Per quanto riguarda l’argomento secondo cui una nuova regolamentazione sui trust permetterebbe di offrire al cliente una giurisdizione sperimentata, esso non regge visto che questo istituto esiste in paesi come il Regno Unito, Singapore, la Nuova Zelanda o gli Stati Uniti.
D’altra parte, per quanto riguarda l’ambito fiscale, anche se esiste una circolare della Conferenza Svizzera delle Imposte (CSI) che affronta la questione dell’imposizione dei trust in Svizzera, si deve riconoscere che l’amministrazione fiscale sia federale che cantonale accorda pochissima considerazione a questo istituto poiché, salvo eccezioni, il trust è tuttora considerato trasparente e soggetto all’imposizione nella persona del settlor o dei beneficiari.

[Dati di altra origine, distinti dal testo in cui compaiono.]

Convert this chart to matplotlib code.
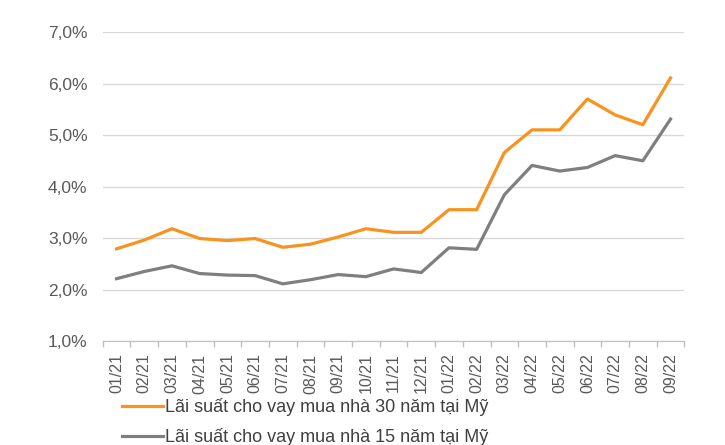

Bisogna poi notare che occorreranno moltissimi anni affinché i tribunali elaborino una giurisprudenza esaustiva ed affidabile a questo merito.

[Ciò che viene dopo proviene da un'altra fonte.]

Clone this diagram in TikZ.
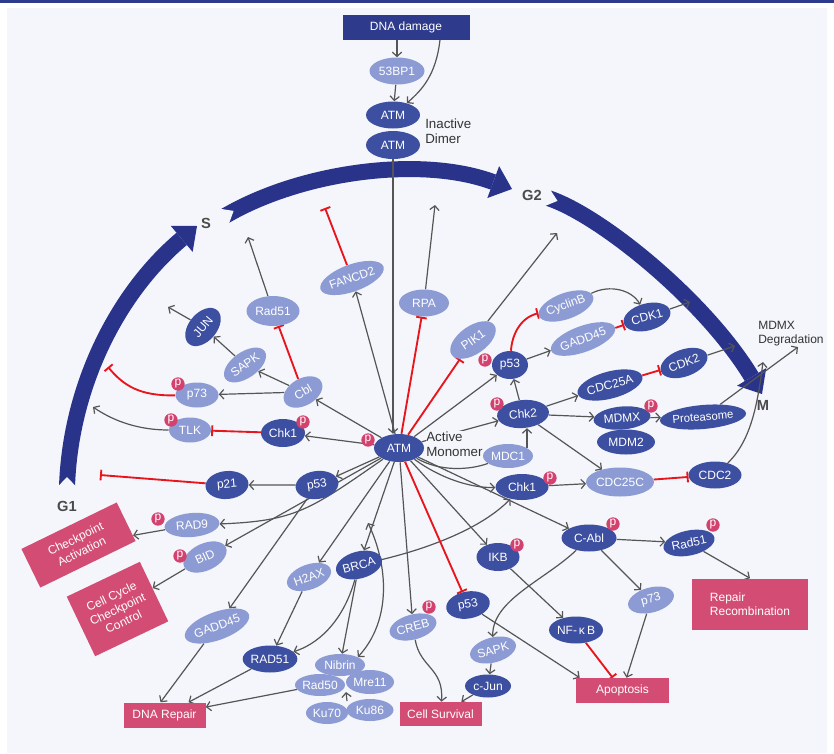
\documentclass[tikz,border=0pt]{standalone}
\usepackage{fontspec}
\setmainfont{Liberation Sans}
\usetikzlibrary{shapes.geometric,arrows.meta,calc}
\definecolor{dkb}{HTML}{3C4FA0}
\definecolor{ltb}{HTML}{8C9BD3}
\definecolor{cyc}{HTML}{29338A}
\definecolor{navy}{HTML}{2E3A8C}
\definecolor{pinkbox}{HTML}{D24C73}
\definecolor{pcol}{HTML}{D3426F}
\definecolor{inhred}{HTML}{E8161C}
\definecolor{gry}{HTML}{555555}
\definecolor{bgc}{HTML}{F4F6FB}
\definecolor{txt}{HTML}{333333}
\definecolor{lbl}{HTML}{4A4A4A}
\pgfdeclarelayer{back}
\pgfdeclarelayer{links}
\pgfsetlayers{back,links,main}
\tikzset{
 sz/.style 2 args={minimum width=#1*0.75pt, minimum height=#2*0.75pt},
 dk/.style={ellipse, fill=dkb, text=white, inner sep=0pt, font=\fontsize{9}{10}\selectfont},
 lt/.style={ellipse, fill=ltb, text=white, inner sep=0pt, font=\fontsize{9}{10}\selectfont},
 pp/.style={circle, fill=pcol, text=white, inner sep=0pt, minimum size=10pt, font=\fontsize{9}{9}\selectfont},
 pbox/.style={rectangle, fill=pinkbox, text=white, inner sep=0pt, align=center, font=\fontsize{9}{10.5}\selectfont},
 nbox/.style={rectangle, fill=navy, text=white, inner sep=0pt, font=\fontsize{9}{10}\selectfont},
 arr/.style={draw=gry, line width=0.9pt, -{Straight Barb[length=3.2pt,width=7pt]}},
 darr/.style={draw=gry, line width=0.9pt, {Straight Barb[length=3.2pt,width=7pt]}-{Straight Barb[length=3.2pt,width=7pt]}},
 ln/.style={draw=gry, line width=0.9pt},
 inh/.style={draw=inhred, line width=1.4pt, -{Bar[width=8pt]}},
 band/.style={draw=cyc, line width=12pt, -{Triangle[width=25.5pt,length=15pt,line width=0pt]}},
 cyl/.style={font=\fontsize{11}{11}\selectfont\bfseries, text=lbl, inner sep=0pt},
 note/.style={align=left, inner sep=0pt, text=txt, font=\fontsize{10}{11.5}\selectfont},
}
\begin{document}
\begin{tikzpicture}[x=0.75pt,y=-0.75pt]
\useasboundingbox (0,0) rectangle (834,753);
\begin{pgfonlayer}{back}
\fill[white] (0,0) rectangle (834,753);
\fill[bgc] (7,8) rectangle (827,753);
\fill[navy] (0,0) rectangle (834,3);
\draw[band] (67,487) .. controls (70,390) and (115,295) .. (197,226);
\draw[band] (225,216) .. controls (300,172) and (420,155) .. (512,189);
\draw[band] (548,198) .. controls (600,215) and (705,300) .. (762,394);
\fill[bgc] (56,488.5) -- (78,488.5) -- (67,477) -- cycle;
\fill[bgc] (228.5,225) -- (218.9,208.6) -- (233.6,210.9) -- cycle;
\fill[bgc] (543.7,206.5) -- (549.5,188.5) -- (557.5,200.9) -- cycle;
\end{pgfonlayer}

% cycle labels
\node[cyl] (lS) at (206,223) {S};
\node[cyl] (lG2) at (532,195) {G2};
\node[cyl] (lM) at (763,405) {M};
\node[cyl] (lG1) at (67,506) {G1};

% top
\node[nbox,sz={127}{25}] (dnad) at (406,27) {DNA damage};
\node[lt,sz={55}{27}] (bp) at (397,71) {53BP1};
\node[dk,sz={54}{27}] (atmA) at (393,115) {ATM};
\node[dk,sz={54}{28}] (atmB) at (393,145) {ATM};
\node[note,anchor=west] (inact) at (425,131) {Inactive\\Dimer};
\node[dk,sz={50}{28}] (atm) at (399,448) {ATM};
\node[note,anchor=west,fill=bgc] (actm) at (426,444) {Active\\Monomer};

% left cluster
\node[lt,sz={53}{30}] (rad51a) at (273,311) {Rad51};
\node[lt,sz={62}{27},rotate=20] (fancd2) at (352,278) {FANCD2};
\node[lt,sz={50}{27}] (rpa) at (424,303) {RPA};
\node[dk,sz={44}{28},rotate=50] (jun) at (203,327) {JUN};
\node[lt,sz={48}{26},rotate=35] (sapk) at (245,365) {SAPK};
\node[lt,sz={42}{27},rotate=30] (cbl) at (303,392) {Cbl};
\node[lt,sz={43}{25}] (p73a) at (197,395) {p73};
\node[lt,sz={42}{25}] (tlk) at (190,430) {TLK};
\node[dk,sz={44}{28}] (chk1a) at (283,433) {Chk1};
\node[dk,sz={43}{28},rotate=8] (p53a) at (317,485) {p53};
\node[dk,sz={43}{28},rotate=5] (p21) at (227,485) {p21};
\node[lt,sz={55}{24},rotate=5] (rad9) at (192,525) {RAD9};
\node[lt,sz={46}{27},rotate=25] (bid) at (205,557) {BID};
\node[lt,sz={58}{28},rotate=20] (gadd45a) at (217,626) {GADD45};
\node[lt,sz={46}{25},rotate=20] (h2ax) at (309,577) {H2AX};
\node[dk,sz={45}{27},rotate=15] (brca) at (359,565) {BRCA};
\node[dk,sz={46}{27}] (rad51b) at (270,659) {RAD51};
\node[lt,sz={50}{22}] (nibrin) at (340,665) {Nibrin};
\node[lt,sz={47}{22}] (rad50) at (320,685) {Rad50};
\node[lt,sz={48}{24}] (mre11) at (370,682) {Mre11};
\node[lt,sz={42}{22}] (ku70) at (327,713) {Ku70};
\node[lt,sz={47}{22}] (ku86) at (370,710) {Ku86};
\node[lt,sz={48}{25},rotate=15] (creb) at (413,627) {CREB};
\node[dk,sz={44}{27},rotate=10] (p53c) at (468,605) {p53};
\node[dk,sz={43}{28}] (ikb) at (498,557) {IKB};
\node[lt,sz={47}{25},rotate=15] (sapkb) at (493,650) {SAPK};
\node[dk,sz={46}{23}] (cjun) at (488,686) {c-Jun};
\node[dk,sz={54}{27}] (nfkb) at (576,630) {NF-\,κ\,B};
\node[lt,sz={47}{25},rotate=15] (p73b) at (651,600) {p73};
\node[dk,sz={55}{27}] (cabl) at (589,538) {C-Abl};
\node[dk,sz={52}{25},rotate=12] (rad51c) at (689,543) {Rad51};

% right cluster
\node[lt,sz={52}{28},rotate=35] (pik1) at (473,340) {PIK1};
\node[dk,sz={36}{28}] (p53b) at (510,365) {p53};
\node[lt,sz={53}{26},rotate=20] (cyclinb) at (566,306) {CyclinB};
\node[lt,sz={53}{26},rotate=20] (gadd45b) at (583,339) {GADD45};
\node[dk,sz={48}{27},rotate=15] (cdk1) at (647,317) {CDK1};
\node[dk,sz={52}{28},rotate=5] (chk2) at (523,414) {Chk2};
\node[lt,sz={50}{24}] (mdc1) at (508,456) {MDC1};
\node[dk,sz={53}{26}] (chk1b) at (522,487) {Chk1};
\node[dk,sz={62}{27},rotate=15] (cdc25a) at (610,385) {CDC25A};
\node[dk,sz={49}{27},rotate=20] (cdk2) at (684,363) {CDK2};
\node[dk,sz={58}{25}] (mdm2) at (626,442) {MDM2};
\node[dk,sz={57}{23},rotate=5] (mdmx) at (622,418) {MDMX};
\node[dk,sz={76}{24},rotate=5,font=\fontsize{8.5}{10}\selectfont] (prot) at (703,417) {Proteasome};
\node[lt,sz={65}{29}] (cdc25c) at (620,482) {CDC25C};
\node[dk,sz={53}{27}] (cdc2) at (715,475) {CDC2};
\node[anchor=west, align=left, inner sep=0pt, text=txt, font=\fontsize{9}{10.5}\selectfont] (mdeg) at (758,334) {MDMX\\Degradation};

% outcome boxes
\node[pbox,sz={106}{43},rotate=26] (ckpt) at (78.5,545) {Checkpoint\\Activation};
\node[pbox,sz={81}{66},rotate=25.5] (cellcyc) at (117.5,609) {Cell Cycle\\Checkpoint\\Control};
\node[pbox,sz={82}{25}] (dnarep) at (164.5,715) {DNA Repair};
\node[pbox,sz={82}{24}] (cellsurv) at (440.5,714) {Cell Survival};
\node[pbox,sz={93}{25}] (apop) at (622.5,690.5) {Apoptosis};
\node[pbox,sz={116}{51},align=left] (reprec) at (750,604) {Repair\\Recombination};

% phosphorylation marks
\node[pp] (pATM) at (368,440) {p};
\node[pp] (pP73) at (178,384) {p};
\node[pp] (pTLK) at (171,420) {p};
\node[pp] (pCHK1a) at (303,422) {p};
\node[pp] (pRAD9) at (158,519) {p};
\node[pp] (pBID) at (180,556) {p};
\node[pp] (pCREB) at (429,607) {p};
\node[pp] (pIKB) at (517,545) {p};
\node[pp] (pCABL) at (613,524) {p};
\node[pp] (pRAD51) at (713,525) {p};
\node[pp] (pP53) at (485,360) {p};
\node[pp] (pCHK2) at (497,404) {p};
\node[pp] (pMDMX) at (651,406) {p};
\node[pp] (pCHK1b) at (550,478) {p};

% free ends
\coordinate (tRad51) at (248,237);
\coordinate (tFANCD2) at (325,208);
\coordinate (tRPA) at (435,205);
\coordinate (tPIK1) at (557,233);
\coordinate (tJUN) at (168,307);
\coordinate (tP73) at (108,367);
\coordinate (tTLK) at (93,407);
\coordinate (tP21) at (100,475);
\coordinate (tCDK1) at (690,302);
\coordinate (tCDK2) at (735,346);
\coordinate (tMDMX) at (798,347);
\coordinate (tCDC2) at (763,362);
\coordinate (tNib) at (368,523);
\coordinate (kuA) at (347,701);
\coordinate (kuB) at (346,692);

\begin{pgfonlayer}{links}
% top
\draw[arr] (dnad.south -| bp.north) -- (bp.north);
\draw[arr] ($(dnad.south)+(34,0)$) .. controls (436,75) and (422,90) .. (atmA);
\draw[arr] (bp) -- (atmA);
\draw[arr] (atmB.south) -- (atmB.south |- atm.north);
% upper left
\draw[arr] (rad51a) -- (tRad51);
\draw[arr] (atm) -- (fancd2);
\draw[arr] (rpa) -- (tRPA);
\draw[arr] (pik1) -- (tPIK1);
\draw[arr] (jun) -- (tJUN);
\draw[arr] (sapk) -- (jun);
\draw[arr] (cbl) -- (sapk);
\draw[arr] (cbl) -- (p73a);
\draw[arr] (atm) -- (cbl);
\draw[arr] (atm) -- (chk1a);
\draw[arr] (tlk) .. controls (140,430) and (115,422) .. (tTLK);
\draw[arr] (atm) -- (p53a);
\draw[arr] (p53a) -- (p21);
\draw[arr] (atm) .. controls (310,510) and (295,521) .. (rad9);
\draw[arr] (atm) -- (bid);
\draw[arr] (rad9) -- (ckpt);
\draw[arr] (bid) -- (cellcyc);
\draw[arr] (p53a) -- (gadd45a);
\draw[arr] (gadd45a) -- ($(dnarep.north)+(-4,0)$);
\draw[arr] (atm) -- (h2ax);
\draw[arr] (h2ax) -- (rad51b);
\draw[arr] (atm) -- (brca);
\draw[arr] (brca) .. controls (342,625) and (315,645) .. (rad51b);
\draw[arr] (brca) -- (nibrin);
\draw[arr] (rad51b) -- (dnarep);
\draw[arr] (rad50) -- (dnarep);
\draw[darr] (tNib) .. controls (388,565) and (392,620) .. (nibrin.north east);
\draw[arr] (kuA) -- (kuB);
\fill[white] (342,673) -- (351,673) -- (347,679) -- cycle;
% lower middle
\draw[arr] (atm) -- (creb);
\draw[arr] (creb) .. controls (420,668) and (444,668) .. (cellsurv);
\draw[arr] (cjun) -- (cellsurv);
\draw[arr] (sapkb) -- (cjun);
\draw[arr] (cabl) .. controls (545,580) and (492,600) .. (sapkb);
\draw[arr] (atm) -- (ikb);
\draw[arr] (ikb) -- (nfkb);
\draw[arr] (p53c) -- ($(apop.north west)+(4,0)$);
\draw[arr] (atm) -- (cabl);
\draw[arr] (cabl) -- (rad51c);
\draw[arr] (rad51c) -- (reprec.north);
\draw[arr] (cabl) -- (p73b);
\draw[arr] (p73b) -- (apop);
% right cluster
\draw[arr] (brca) .. controls (430,548) and (482,528) .. (chk1b);
\draw[arr] (atm) .. controls (440,478) and (470,488) .. (chk1b);
\draw[ln] (atm) .. controls (440,472) and (470,470) .. (mdc1);
\draw[arr] (atm) -- (chk2);
\draw[arr] (atm) -- (p53b);
\draw[arr] (mdc1.23) -- (mdc1.23 |- chk2.south);
\draw[arr] (chk2) -- (p53b);
\draw[arr] (p53b) -- (gadd45b);
\draw[arr] (cyclinb) .. controls (610,284) and (632,290) .. (cdk1);
\draw[arr] (cdk1) -- (tCDK1);
\draw[arr] (chk2) -- (cdc25a);
\draw[arr] (cdk2) -- (tCDK2);
\draw[arr] (chk2) -- (mdmx);
\draw[arr] (chk2) -- (cdc25c);
\draw[arr] (mdmx) -- (prot);
\draw[arr] (prot) -- (tMDMX);
\draw[arr] (chk1b) -- (cdc25c);
\draw[arr] (cdc2) .. controls (752,440) and (758,400) .. (tCDC2);
% inhibitions
\draw[inh] (fancd2) -- (tFANCD2);
\draw[inh] (atm) -- (rpa);
\draw[inh] (atm) -- (pik1);
\draw[inh] (cbl) -- (rad51a);
\draw[inh] (p73a) .. controls (140,396) and (124,386) .. (tP73);
\draw[inh] (chk1a) -- (tlk);
\draw[inh] (p21) -- (tP21);
\draw[inh] (atm) -- (p53c);
\draw[inh] (nfkb) -- (apop);
\draw[inh] (p53b) .. controls (512,335) and (520,318) .. (cyclinb);
\draw[inh] (gadd45b) -- (cdk1);
\draw[inh] (cdc25a) -- (cdk2);
\draw[inh] (cdc25c) -- (cdc2);
\end{pgfonlayer}
\end{tikzpicture}
\end{document}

Infine sarà necessario riformare il diritto svizzero delle fondazioni, poiché attualmente, oltre alle fondazioni di pubblica utilità, le fondazioni di famiglia possono servire unicamente al pagamento delle spese di istruzione, di sistemazione e di assistenza a membri della famiglia. Ammettere nella legislazione nazionale solo i trust a scopo benefico non porterebbe nessuna novità degna di nota, visto che il regime attuale delle fondazioni di beneficenza permette di svolgere questo compito in maniera del tutto soddisfacente.
Per tutte queste ragioni pensiamo che a meno di rivoluzionare il diritto dei trust, l’inglobamento di questo istituto nel nostro ordine giuridico rischia di creare soprattutto confusione ed instabilità. Un riconoscimento dei trust stranieri, come avviene attualmente in Svizzera con la ratifica della Convenzione dell’Aia, avvenuta nel 2007, ci sembra sufficiente.